For instance, in 2020, Aaron Rodgers posted a league best 0.362 EPA / Play on his way to an NFL MVP. To measure the season level stability of EPA, we would compare that datapoint to his EPA / Play in 2021, which happened to be 0.251. While these two numbers don't align perfectly, that 0.251 EPA / Play in 2021 was still league best and earned Aaron Rodgers another NFL MVP award. In this specific example, EPA looks rather stable -- the best quarterback in 2020 was the best quarterback in 2021.

To measure a metric's stability, we make a similar comparison, but for all quarterbacks in the league, looking at how well their performance in one season predicted their performance in the next season. The measure of this predictiveness is, again, RSQ.

RSQ Scatter Plot

To visualize metric performance, each metric has been plotted in the scatter below. The x-axis represents the metric's ability to predict an individual game outcome (further to the right is better), and the y-axis represents the metric's ability to predict a player's performance in that metric from one year to the next (further up is better):

best-qb-metrics-scatterplot

Inverse Relationship Between Predictiveness and Stability

Setting aside the simple statistics that don't offer much predictive power, we see an inverse relationship between how well a metric predicts an individual game outcome and how well it predicts future performance -- why is this?

As mentioned previously, the more a metric is able to parse out the individual performance of a quarterback the less it's able to describe the game outcome because the game outcome is determined by much more than quarterback performance alone. Metrics like PFF Grade, QB Elo, and CPOE, are substantially better at predicting season over season performance at the expense of being able to predict individual games.

The Descriptive / Predictive Tradeoff

The clear tradeoff between isolating individual performance and identifying metrics that result in wins makes it difficult to determine the best metric for measuring quarterback performance. On one hand, we want to measure the performance of the quarterback and the quarterback alone, but on the other, we also need to make sure that what we're calling performance is actually results in wins.

Said another way, the best quarterback metric is the one that balances the descriptive/predictive tradeoff most efficiently. In my mind, this is EPA. EPA is the best predictor of margin of victory, while also being more stable than other game-predicting metrics like Passer Rating, ANY/A, and QBR.

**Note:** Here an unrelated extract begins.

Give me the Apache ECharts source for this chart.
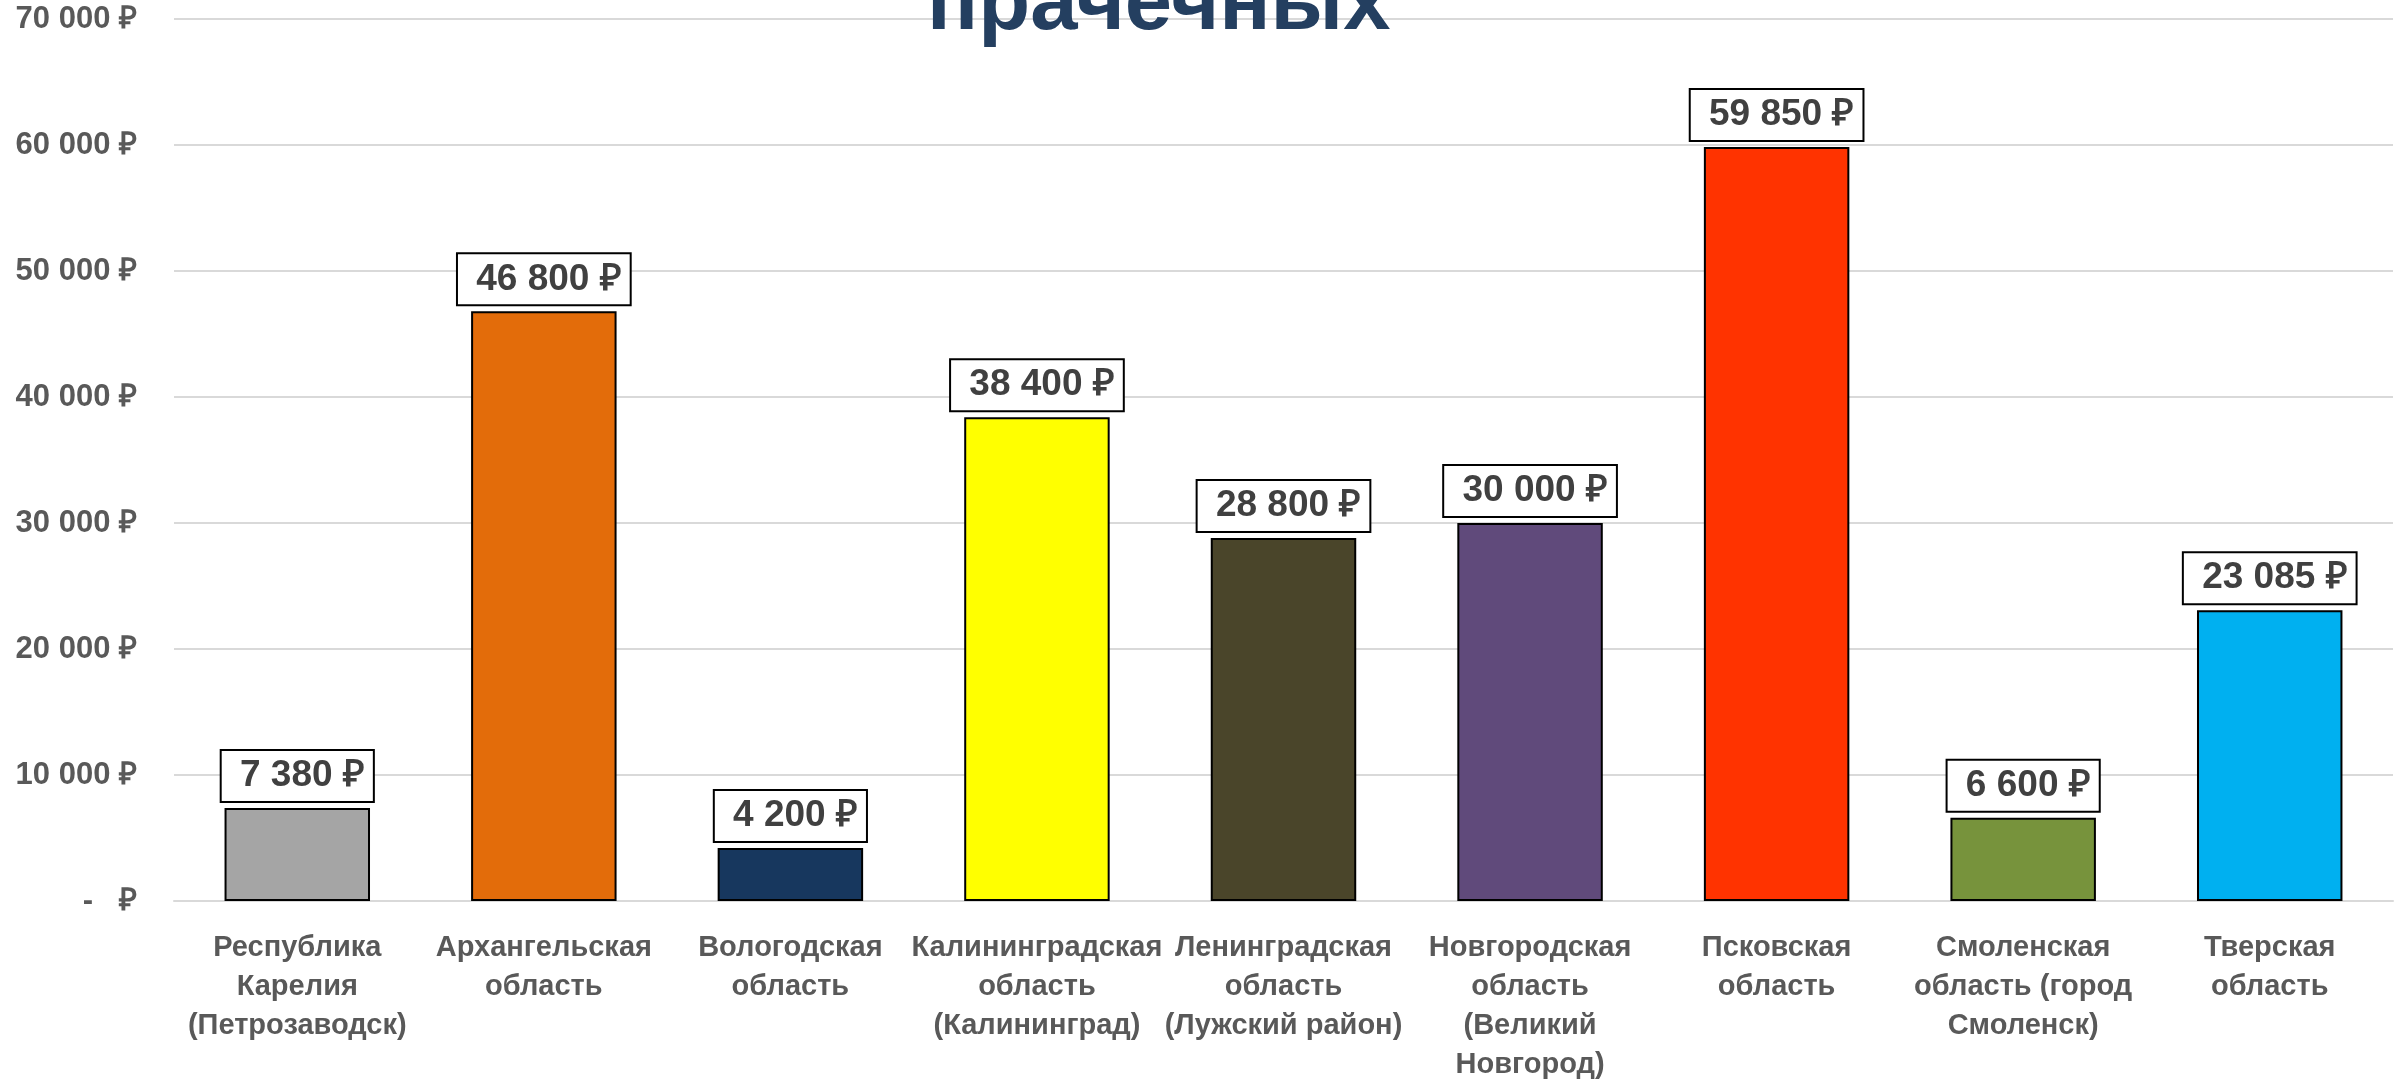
<!DOCTYPE html>
<html>
<head>
<meta charset="utf-8">
<script src="https://cdn.jsdelivr.net/npm/echarts@6/dist/echarts.min.js"></script>
<style>
  html, body { margin: 0; padding: 0; background: #fff; }
  #chart { width: 2405px; height: 1084px; }
</style>
</head>
<body>
<div id="chart"></div>
<script>
// Стоимость услуг прачечных по регионам
const regions = [
    'Республика\nКарелия\n(Петрозаводск)',
    'Архангельская\nобласть',
    'Вологодская\nобласть',
    'Калининградская\nобласть\n(Калининград)',
    'Ленинградская\nобласть\n(Лужский район)',
    'Новгородская\nобласть\n(Великий\nНовгород)',
    'Псковская\nобласть',
    'Смоленская\nобласть (город\nСмоленск)',
    'Тверская\nобласть'
];
const prices = [7380, 46800, 4200, 38400, 28800, 30000, 59850, 6600, 23085];
const yTicks = [0, 10000, 20000, 30000, 40000, 50000, 60000, 70000];

const palette = ['#A5A5A5', '#E36C0A', '#17375E', '#FFFF00', '#4A452A', '#604A7B', '#FF3300', '#77933C', '#00B0F0'];
const font = '"Liberation Sans", Arial, sans-serif';

function rub(v) {
    if (v === 0) return '-   \u20BD';
    return String(v).replace(/\B(?=(\d{3})+(?!\d))/g, ' ') + ' \u20BD';
}

const chart = echarts.init(document.getElementById('chart'));

chart.setOption({
    animation: false,
    backgroundColor: '#fff',
    title: {
        text: 'прачечных',
        left: 927,
        top: -37,
        padding: 0,
        textStyle: {
            fontFamily: font,
            fontWeight: 'bold',
            fontSize: 85,
            color: '#243F60'
        }
    },
    grid: {
        left: 174,
        right: 12,
        top: 19,
        bottom: 182,
        containLabel: false
    },
    xAxis: {
        type: 'category',
        data: regions,
        axisTick: { show: false },
        axisLine: { lineStyle: { color: '#D9D9D9', width: 2 } },
        axisLabel: {
            interval: 0,
            margin: 27,
            fontFamily: font,
            fontWeight: 'bold',
            fontSize: 29,
            lineHeight: 39,
            color: '#595959'
        }
    },
    yAxis: {
        type: 'value',
        min: yTicks[0],
        max: yTicks[yTicks.length - 1],
        interval: 10000,
        axisLine: { show: false },
        axisTick: { show: false },
        splitLine: { lineStyle: { color: '#D9D9D9', width: 2 } },
        axisLabel: {
            margin: 37,
            fontFamily: font,
            fontWeight: 'bold',
            fontSize: 31,
            color: '#595959',
            formatter: rub
        }
    },
    series: [{
        type: 'bar',
        data: prices.map((v, i) => ({ value: v, itemStyle: { color: palette[i] } })),
        barCategoryGap: '41%',
        itemStyle: {
            borderColor: '#000',
            borderWidth: 2
        },
        label: {
            show: true,
            position: 'top',
            distance: 7,
            formatter: p => ' ' + rub(p.value),
            fontFamily: font,
            fontWeight: 'bold',
            fontSize: 37,
            lineHeight: 42,
            color: '#404040',
            backgroundColor: '#fff',
            borderColor: '#000',
            borderWidth: 2,
            padding: [4, 8, 4, 8]
        }
    }]
});

window.addEventListener('resize', function() {
    chart.resize();
});
</script>
</body>
</html>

One potential workaround to the tradeoff problem would be to measure a metric's seasonal predictiveness not against itself, but rather to the next season's average margin of victory. This approach combines stability and ability to predict wins into a single number. Interestingly, all the metrics we care about -- EPA, ANY/A, Passer Rating, QBR, QB Elo, and PFF Grades -- have roughly the same RSQ:

best-qb-metrics-season-stability

So What's the Best Metric?

Regardless of how the data is cut, no one metric stands out as a clear winner. Furthermore, the line between advanced stats like EPA, QBR, and PFF grades and simpler composites like Passer Rating, ANY/A, and QB Elo is surprisingly narrow, especially for Passer Rating, a 50 year old metric that predicts future margin of victory better than the machine learning driven EPA.

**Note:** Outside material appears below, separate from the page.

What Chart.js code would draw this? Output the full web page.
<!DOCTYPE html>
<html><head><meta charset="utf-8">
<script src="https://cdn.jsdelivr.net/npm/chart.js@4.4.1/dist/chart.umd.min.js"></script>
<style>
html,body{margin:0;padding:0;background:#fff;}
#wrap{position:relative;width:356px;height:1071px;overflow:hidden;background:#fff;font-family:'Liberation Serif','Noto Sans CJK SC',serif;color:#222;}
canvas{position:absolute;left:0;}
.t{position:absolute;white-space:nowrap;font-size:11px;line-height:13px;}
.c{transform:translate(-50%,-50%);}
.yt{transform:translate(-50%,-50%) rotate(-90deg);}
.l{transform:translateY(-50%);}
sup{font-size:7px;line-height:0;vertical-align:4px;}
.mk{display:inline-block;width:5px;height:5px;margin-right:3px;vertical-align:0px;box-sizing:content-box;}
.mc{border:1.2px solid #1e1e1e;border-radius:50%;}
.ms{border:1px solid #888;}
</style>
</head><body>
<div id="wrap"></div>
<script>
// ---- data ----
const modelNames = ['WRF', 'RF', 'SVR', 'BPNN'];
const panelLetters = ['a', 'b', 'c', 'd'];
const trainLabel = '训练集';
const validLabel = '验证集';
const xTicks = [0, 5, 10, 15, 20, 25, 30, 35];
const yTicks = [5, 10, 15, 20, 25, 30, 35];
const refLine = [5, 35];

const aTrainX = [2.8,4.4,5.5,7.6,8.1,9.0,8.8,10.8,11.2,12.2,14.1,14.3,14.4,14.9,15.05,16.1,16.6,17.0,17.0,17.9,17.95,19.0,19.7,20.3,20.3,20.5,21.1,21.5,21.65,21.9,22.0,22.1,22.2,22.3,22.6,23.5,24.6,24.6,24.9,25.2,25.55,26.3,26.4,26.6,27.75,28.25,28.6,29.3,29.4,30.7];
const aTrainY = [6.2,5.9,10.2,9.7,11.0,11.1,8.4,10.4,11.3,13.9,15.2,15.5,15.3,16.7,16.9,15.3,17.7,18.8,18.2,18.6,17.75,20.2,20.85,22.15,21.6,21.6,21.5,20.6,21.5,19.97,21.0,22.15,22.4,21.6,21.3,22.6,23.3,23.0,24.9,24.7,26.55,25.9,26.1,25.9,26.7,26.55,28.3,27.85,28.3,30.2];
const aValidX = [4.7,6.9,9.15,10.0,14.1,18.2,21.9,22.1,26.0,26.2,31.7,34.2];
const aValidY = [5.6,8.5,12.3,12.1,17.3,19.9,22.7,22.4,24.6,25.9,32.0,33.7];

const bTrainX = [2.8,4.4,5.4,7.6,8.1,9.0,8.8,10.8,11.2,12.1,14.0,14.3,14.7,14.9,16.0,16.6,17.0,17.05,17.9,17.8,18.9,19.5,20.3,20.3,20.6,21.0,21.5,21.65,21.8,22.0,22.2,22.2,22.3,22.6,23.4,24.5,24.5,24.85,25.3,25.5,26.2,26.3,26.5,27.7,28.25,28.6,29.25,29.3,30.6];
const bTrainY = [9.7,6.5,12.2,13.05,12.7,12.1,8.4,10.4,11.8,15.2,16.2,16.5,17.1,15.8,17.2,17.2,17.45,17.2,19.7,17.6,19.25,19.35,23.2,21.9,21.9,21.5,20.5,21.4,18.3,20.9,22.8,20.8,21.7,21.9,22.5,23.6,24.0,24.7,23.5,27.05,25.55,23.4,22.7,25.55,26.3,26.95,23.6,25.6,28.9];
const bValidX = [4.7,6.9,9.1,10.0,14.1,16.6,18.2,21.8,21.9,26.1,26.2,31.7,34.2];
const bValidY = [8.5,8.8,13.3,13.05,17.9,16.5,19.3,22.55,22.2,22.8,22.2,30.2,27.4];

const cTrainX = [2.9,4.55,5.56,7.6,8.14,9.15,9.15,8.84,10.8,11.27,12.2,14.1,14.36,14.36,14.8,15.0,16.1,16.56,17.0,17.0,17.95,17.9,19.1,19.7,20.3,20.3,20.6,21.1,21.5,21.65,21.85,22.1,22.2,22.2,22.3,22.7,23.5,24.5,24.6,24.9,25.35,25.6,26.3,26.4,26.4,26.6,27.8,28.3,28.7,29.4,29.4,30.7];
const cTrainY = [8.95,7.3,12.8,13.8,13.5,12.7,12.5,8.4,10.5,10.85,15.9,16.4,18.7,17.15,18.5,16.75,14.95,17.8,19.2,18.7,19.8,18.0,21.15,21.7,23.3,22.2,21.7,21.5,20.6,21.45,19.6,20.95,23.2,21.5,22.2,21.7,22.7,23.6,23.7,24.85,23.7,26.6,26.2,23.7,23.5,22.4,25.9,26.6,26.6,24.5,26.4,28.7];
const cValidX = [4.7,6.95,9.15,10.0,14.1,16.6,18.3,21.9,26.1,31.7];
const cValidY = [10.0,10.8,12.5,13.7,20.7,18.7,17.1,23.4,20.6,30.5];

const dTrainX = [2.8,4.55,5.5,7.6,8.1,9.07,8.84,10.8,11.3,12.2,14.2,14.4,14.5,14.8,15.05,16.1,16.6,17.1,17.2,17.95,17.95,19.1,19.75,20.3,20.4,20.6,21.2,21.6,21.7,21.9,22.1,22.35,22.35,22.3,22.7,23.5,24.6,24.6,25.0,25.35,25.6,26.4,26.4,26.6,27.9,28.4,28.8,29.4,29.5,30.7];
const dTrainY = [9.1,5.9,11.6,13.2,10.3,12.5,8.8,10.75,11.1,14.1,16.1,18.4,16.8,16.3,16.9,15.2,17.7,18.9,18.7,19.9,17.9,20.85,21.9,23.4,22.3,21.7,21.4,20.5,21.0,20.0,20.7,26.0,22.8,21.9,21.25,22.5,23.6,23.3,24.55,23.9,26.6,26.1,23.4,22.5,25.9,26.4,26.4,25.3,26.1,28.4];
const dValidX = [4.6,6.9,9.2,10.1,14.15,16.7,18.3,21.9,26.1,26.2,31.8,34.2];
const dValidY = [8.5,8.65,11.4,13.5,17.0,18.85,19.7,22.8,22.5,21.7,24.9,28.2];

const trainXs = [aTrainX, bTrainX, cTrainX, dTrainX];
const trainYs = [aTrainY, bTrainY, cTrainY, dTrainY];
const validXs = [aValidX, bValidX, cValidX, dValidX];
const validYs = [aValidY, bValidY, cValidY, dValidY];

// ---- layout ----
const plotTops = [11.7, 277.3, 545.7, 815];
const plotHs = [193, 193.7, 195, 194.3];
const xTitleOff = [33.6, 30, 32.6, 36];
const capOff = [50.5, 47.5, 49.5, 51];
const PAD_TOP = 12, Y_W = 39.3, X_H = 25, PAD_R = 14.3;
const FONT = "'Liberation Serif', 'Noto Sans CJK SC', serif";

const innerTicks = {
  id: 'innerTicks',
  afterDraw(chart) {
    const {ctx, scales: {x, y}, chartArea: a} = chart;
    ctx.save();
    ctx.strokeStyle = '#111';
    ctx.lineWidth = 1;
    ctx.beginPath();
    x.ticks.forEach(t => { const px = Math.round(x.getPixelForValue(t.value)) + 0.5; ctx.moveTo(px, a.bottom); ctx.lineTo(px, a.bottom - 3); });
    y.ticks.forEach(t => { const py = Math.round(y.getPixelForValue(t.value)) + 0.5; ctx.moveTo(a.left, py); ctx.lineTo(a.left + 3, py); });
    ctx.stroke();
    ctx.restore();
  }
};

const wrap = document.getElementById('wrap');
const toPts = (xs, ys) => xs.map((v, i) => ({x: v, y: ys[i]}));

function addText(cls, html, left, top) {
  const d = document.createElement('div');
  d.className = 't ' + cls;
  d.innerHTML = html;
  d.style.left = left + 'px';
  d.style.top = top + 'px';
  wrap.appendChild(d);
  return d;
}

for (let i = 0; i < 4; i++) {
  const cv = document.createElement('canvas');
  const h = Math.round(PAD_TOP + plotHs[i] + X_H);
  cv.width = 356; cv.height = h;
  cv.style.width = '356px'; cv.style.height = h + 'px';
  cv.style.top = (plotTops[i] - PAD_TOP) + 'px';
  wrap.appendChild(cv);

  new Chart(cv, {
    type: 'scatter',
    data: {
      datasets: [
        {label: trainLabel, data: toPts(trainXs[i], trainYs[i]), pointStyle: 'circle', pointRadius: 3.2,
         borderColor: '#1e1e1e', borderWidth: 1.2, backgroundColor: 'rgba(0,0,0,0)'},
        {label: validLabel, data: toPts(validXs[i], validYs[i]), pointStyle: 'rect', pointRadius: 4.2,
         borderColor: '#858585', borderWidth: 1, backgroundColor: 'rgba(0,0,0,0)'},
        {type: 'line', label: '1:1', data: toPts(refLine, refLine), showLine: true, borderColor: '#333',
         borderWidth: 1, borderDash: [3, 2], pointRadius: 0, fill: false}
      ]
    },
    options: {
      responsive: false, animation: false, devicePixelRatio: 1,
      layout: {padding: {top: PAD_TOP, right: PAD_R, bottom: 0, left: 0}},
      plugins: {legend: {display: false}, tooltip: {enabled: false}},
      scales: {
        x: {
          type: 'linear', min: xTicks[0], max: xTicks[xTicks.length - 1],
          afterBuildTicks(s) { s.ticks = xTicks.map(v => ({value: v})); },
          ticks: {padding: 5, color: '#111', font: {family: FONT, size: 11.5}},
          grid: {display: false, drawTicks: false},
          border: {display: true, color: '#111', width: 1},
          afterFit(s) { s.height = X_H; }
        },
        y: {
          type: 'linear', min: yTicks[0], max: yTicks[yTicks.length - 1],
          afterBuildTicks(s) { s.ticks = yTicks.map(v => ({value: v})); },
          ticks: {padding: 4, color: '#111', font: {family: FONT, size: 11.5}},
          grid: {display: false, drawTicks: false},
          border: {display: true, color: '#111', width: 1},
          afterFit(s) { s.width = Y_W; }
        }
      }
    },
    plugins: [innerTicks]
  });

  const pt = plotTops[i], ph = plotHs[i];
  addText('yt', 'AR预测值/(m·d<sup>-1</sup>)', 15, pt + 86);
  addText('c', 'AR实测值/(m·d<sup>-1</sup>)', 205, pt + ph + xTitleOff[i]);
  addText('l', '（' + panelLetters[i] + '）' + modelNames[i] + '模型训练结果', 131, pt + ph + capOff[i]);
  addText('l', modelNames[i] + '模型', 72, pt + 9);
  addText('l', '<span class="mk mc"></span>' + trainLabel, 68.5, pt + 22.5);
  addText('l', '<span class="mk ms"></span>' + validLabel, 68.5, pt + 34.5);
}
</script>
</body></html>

Ultimately, statistical measurement of QB play is a work in progress that requires understanding of context and an appreciation for uncertainty. If we want to know which QB is worthy of the MVP, we might want to consider EPA most heavily as it aligns closest to actual wins. If instead we want to know which QB is most likely to be successful in the future, we might consider PFF Grades, which do a better job at isolating individual play and predicting future success.

But perhaps above all else, we should avoid the temptation to dogmatically crown one metric over another. As for myself, I plan to use Passer Rating a bit more just to prove a point.